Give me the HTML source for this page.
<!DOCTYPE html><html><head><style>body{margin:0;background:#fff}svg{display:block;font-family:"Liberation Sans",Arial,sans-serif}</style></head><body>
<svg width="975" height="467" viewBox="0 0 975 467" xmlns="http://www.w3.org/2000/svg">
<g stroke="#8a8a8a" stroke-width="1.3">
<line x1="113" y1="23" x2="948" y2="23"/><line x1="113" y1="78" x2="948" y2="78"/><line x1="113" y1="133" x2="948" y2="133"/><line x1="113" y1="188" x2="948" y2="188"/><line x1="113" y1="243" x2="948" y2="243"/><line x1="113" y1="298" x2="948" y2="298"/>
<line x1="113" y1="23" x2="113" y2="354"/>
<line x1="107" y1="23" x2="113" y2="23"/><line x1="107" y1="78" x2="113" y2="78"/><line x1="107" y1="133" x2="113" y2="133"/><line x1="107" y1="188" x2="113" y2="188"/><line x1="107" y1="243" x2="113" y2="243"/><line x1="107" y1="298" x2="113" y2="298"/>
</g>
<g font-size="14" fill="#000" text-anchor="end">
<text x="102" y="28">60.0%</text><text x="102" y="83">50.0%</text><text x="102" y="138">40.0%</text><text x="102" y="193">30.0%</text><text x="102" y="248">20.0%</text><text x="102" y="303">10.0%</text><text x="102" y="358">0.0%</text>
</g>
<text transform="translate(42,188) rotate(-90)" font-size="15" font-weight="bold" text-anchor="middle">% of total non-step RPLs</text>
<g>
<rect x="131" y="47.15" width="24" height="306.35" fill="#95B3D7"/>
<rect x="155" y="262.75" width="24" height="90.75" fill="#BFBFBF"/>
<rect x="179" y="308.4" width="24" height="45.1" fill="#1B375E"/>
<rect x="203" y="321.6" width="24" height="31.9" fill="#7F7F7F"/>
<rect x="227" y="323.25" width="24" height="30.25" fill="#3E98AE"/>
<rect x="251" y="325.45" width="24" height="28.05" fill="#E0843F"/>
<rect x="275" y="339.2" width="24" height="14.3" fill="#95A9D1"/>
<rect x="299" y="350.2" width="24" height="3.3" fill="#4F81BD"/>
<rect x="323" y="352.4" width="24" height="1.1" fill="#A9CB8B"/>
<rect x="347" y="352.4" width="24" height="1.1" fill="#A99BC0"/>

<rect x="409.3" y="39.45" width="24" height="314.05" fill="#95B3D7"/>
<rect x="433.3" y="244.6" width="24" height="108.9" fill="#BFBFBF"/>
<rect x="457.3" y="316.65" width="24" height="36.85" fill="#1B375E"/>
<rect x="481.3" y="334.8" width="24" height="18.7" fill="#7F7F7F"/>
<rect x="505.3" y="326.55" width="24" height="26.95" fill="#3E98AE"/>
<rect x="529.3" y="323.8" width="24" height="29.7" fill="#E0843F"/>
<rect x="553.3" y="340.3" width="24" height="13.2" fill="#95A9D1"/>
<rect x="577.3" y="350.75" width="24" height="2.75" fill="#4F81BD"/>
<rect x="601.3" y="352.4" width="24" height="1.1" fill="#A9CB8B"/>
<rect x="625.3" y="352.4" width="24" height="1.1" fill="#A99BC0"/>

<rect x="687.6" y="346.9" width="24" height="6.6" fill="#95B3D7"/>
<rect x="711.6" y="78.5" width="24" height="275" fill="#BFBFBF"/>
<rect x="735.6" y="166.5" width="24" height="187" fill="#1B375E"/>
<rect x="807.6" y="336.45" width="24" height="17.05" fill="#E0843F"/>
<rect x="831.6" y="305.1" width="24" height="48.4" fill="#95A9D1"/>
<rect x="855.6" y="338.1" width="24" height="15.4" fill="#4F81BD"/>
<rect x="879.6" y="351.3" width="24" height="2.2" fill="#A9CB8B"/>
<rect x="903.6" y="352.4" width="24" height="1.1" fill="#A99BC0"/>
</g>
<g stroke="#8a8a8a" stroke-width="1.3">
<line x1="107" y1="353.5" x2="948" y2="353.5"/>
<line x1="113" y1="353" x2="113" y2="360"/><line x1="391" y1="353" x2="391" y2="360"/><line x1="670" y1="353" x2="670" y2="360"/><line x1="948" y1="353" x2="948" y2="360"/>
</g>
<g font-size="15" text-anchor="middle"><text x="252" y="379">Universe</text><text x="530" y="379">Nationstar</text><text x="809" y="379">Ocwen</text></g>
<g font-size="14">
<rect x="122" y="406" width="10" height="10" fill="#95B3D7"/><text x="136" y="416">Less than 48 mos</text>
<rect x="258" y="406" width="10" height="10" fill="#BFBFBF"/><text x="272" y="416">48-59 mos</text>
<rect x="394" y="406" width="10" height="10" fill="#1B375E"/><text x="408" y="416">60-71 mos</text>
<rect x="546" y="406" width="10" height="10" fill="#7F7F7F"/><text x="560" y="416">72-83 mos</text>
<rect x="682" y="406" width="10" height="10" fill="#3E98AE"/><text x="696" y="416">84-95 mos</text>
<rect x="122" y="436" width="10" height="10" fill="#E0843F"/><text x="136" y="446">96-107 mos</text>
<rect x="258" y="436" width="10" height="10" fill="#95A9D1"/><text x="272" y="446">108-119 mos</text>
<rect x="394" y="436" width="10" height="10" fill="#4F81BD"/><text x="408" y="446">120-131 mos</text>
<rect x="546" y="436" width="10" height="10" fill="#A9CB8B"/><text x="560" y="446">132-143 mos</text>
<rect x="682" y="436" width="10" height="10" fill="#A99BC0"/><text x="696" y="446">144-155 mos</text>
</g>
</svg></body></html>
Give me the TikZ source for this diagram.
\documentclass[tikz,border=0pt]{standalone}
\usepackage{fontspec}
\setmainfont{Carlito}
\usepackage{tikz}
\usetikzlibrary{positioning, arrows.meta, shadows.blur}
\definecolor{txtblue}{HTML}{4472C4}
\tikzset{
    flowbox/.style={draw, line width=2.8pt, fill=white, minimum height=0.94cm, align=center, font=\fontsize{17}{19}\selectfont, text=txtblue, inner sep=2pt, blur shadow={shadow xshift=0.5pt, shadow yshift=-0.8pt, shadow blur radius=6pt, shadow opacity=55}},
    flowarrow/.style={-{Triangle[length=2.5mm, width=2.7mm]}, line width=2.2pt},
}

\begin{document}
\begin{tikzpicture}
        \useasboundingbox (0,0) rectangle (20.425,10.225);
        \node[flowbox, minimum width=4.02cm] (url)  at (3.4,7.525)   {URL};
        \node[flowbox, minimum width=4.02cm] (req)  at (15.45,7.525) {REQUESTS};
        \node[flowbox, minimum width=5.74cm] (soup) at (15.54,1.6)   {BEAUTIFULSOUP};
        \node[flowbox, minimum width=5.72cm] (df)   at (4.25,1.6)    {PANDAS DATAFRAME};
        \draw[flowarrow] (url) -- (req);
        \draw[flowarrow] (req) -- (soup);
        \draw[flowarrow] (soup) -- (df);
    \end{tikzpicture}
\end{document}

^^^^

• [What needs to be done]: Using the material above, print every entry exactly as written.

• [Result of the exercise]:
Give me the HTML source for this page.
<!DOCTYPE html><html><head><style>body{margin:0;background:#fff}svg{display:block;font-family:"Liberation Sans",Arial,sans-serif}</style></head><body>
<svg width="975" height="467" viewBox="0 0 975 467" xmlns="http://www.w3.org/2000/svg">
<g stroke="#8a8a8a" stroke-width="1.3">
<line x1="113" y1="23" x2="948" y2="23"/><line x1="113" y1="78" x2="948" y2="78"/><line x1="113" y1="133" x2="948" y2="133"/><line x1="113" y1="188" x2="948" y2="188"/><line x1="113" y1="243" x2="948" y2="243"/><line x1="113" y1="298" x2="948" y2="298"/>
<line x1="113" y1="23" x2="113" y2="354"/>
<line x1="107" y1="23" x2="113" y2="23"/><line x1="107" y1="78" x2="113" y2="78"/><line x1="107" y1="133" x2="113" y2="133"/><line x1="107" y1="188" x2="113" y2="188"/><line x1="107" y1="243" x2="113" y2="243"/><line x1="107" y1="298" x2="113" y2="298"/>
</g>
<g font-size="14" fill="#000" text-anchor="end">
<text x="102" y="28">60.0%</text><text x="102" y="83">50.0%</text><text x="102" y="138">40.0%</text><text x="102" y="193">30.0%</text><text x="102" y="248">20.0%</text><text x="102" y="303">10.0%</text><text x="102" y="358">0.0%</text>
</g>
<text transform="translate(42,188) rotate(-90)" font-size="15" font-weight="bold" text-anchor="middle">% of total non-step RPLs</text>
<g>
<rect x="131" y="47.15" width="24" height="306.35" fill="#95B3D7"/>
<rect x="155" y="262.75" width="24" height="90.75" fill="#BFBFBF"/>
<rect x="179" y="308.4" width="24" height="45.1" fill="#1B375E"/>
<rect x="203" y="321.6" width="24" height="31.9" fill="#7F7F7F"/>
<rect x="227" y="323.25" width="24" height="30.25" fill="#3E98AE"/>
<rect x="251" y="325.45" width="24" height="28.05" fill="#E0843F"/>
<rect x="275" y="339.2" width="24" height="14.3" fill="#95A9D1"/>
<rect x="299" y="350.2" width="24" height="3.3" fill="#4F81BD"/>
<rect x="323" y="352.4" width="24" height="1.1" fill="#A9CB8B"/>
<rect x="347" y="352.4" width="24" height="1.1" fill="#A99BC0"/>

<rect x="409.3" y="39.45" width="24" height="314.05" fill="#95B3D7"/>
<rect x="433.3" y="244.6" width="24" height="108.9" fill="#BFBFBF"/>
<rect x="457.3" y="316.65" width="24" height="36.85" fill="#1B375E"/>
<rect x="481.3" y="334.8" width="24" height="18.7" fill="#7F7F7F"/>
<rect x="505.3" y="326.55" width="24" height="26.95" fill="#3E98AE"/>
<rect x="529.3" y="323.8" width="24" height="29.7" fill="#E0843F"/>
<rect x="553.3" y="340.3" width="24" height="13.2" fill="#95A9D1"/>
<rect x="577.3" y="350.75" width="24" height="2.75" fill="#4F81BD"/>
<rect x="601.3" y="352.4" width="24" height="1.1" fill="#A9CB8B"/>
<rect x="625.3" y="352.4" width="24" height="1.1" fill="#A99BC0"/>

<rect x="687.6" y="346.9" width="24" height="6.6" fill="#95B3D7"/>
<rect x="711.6" y="78.5" width="24" height="275" fill="#BFBFBF"/>
<rect x="735.6" y="166.5" width="24" height="187" fill="#1B375E"/>
<rect x="807.6" y="336.45" width="24" height="17.05" fill="#E0843F"/>
<rect x="831.6" y="305.1" width="24" height="48.4" fill="#95A9D1"/>
<rect x="855.6" y="338.1" width="24" height="15.4" fill="#4F81BD"/>
<rect x="879.6" y="351.3" width="24" height="2.2" fill="#A9CB8B"/>
<rect x="903.6" y="352.4" width="24" height="1.1" fill="#A99BC0"/>
</g>
<g stroke="#8a8a8a" stroke-width="1.3">
<line x1="107" y1="353.5" x2="948" y2="353.5"/>
<line x1="113" y1="353" x2="113" y2="360"/><line x1="391" y1="353" x2="391" y2="360"/><line x1="670" y1="353" x2="670" y2="360"/><line x1="948" y1="353" x2="948" y2="360"/>
</g>
<g font-size="15" text-anchor="middle"><text x="252" y="379">Universe</text><text x="530" y="379">Nationstar</text><text x="809" y="379">Ocwen</text></g>
<g font-size="14">
<rect x="122" y="406" width="10" height="10" fill="#95B3D7"/><text x="136" y="416">Less than 48 mos</text>
<rect x="258" y="406" width="10" height="10" fill="#BFBFBF"/><text x="272" y="416">48-59 mos</text>
<rect x="394" y="406" width="10" height="10" fill="#1B375E"/><text x="408" y="416">60-71 mos</text>
<rect x="546" y="406" width="10" height="10" fill="#7F7F7F"/><text x="560" y="416">72-83 mos</text>
<rect x="682" y="406" width="10" height="10" fill="#3E98AE"/><text x="696" y="416">84-95 mos</text>
<rect x="122" y="436" width="10" height="10" fill="#E0843F"/><text x="136" y="446">96-107 mos</text>
<rect x="258" y="436" width="10" height="10" fill="#95A9D1"/><text x="272" y="446">108-119 mos</text>
<rect x="394" y="436" width="10" height="10" fill="#4F81BD"/><text x="408" y="446">120-131 mos</text>
<rect x="546" y="436" width="10" height="10" fill="#A9CB8B"/><text x="560" y="446">132-143 mos</text>
<rect x="682" y="436" width="10" height="10" fill="#A99BC0"/><text x="696" y="446">144-155 mos</text>
</g>
</svg></body></html>
Give me the TikZ source for this diagram.
\documentclass[tikz,border=0pt]{standalone}
\usepackage{fontspec}
\setmainfont{Carlito}
\usepackage{tikz}
\usetikzlibrary{positioning, arrows.meta, shadows.blur}
\definecolor{txtblue}{HTML}{4472C4}
\tikzset{
    flowbox/.style={draw, line width=2.8pt, fill=white, minimum height=0.94cm, align=center, font=\fontsize{17}{19}\selectfont, text=txtblue, inner sep=2pt, blur shadow={shadow xshift=0.5pt, shadow yshift=-0.8pt, shadow blur radius=6pt, shadow opacity=55}},
    flowarrow/.style={-{Triangle[length=2.5mm, width=2.7mm]}, line width=2.2pt},
}

\begin{document}
\begin{tikzpicture}
        \useasboundingbox (0,0) rectangle (20.425,10.225);
        \node[flowbox, minimum width=4.02cm] (url)  at (3.4,7.525)   {URL};
        \node[flowbox, minimum width=4.02cm] (req)  at (15.45,7.525) {REQUESTS};
        \node[flowbox, minimum width=5.74cm] (soup) at (15.54,1.6)   {BEAUTIFULSOUP};
        \node[flowbox, minimum width=5.72cm] (df)   at (4.25,1.6)    {PANDAS DATAFRAME};
        \draw[flowarrow] (url) -- (req);
        \draw[flowarrow] (req) -- (soup);
        \draw[flowarrow] (soup) -- (df);
    \end{tikzpicture}
\end{document}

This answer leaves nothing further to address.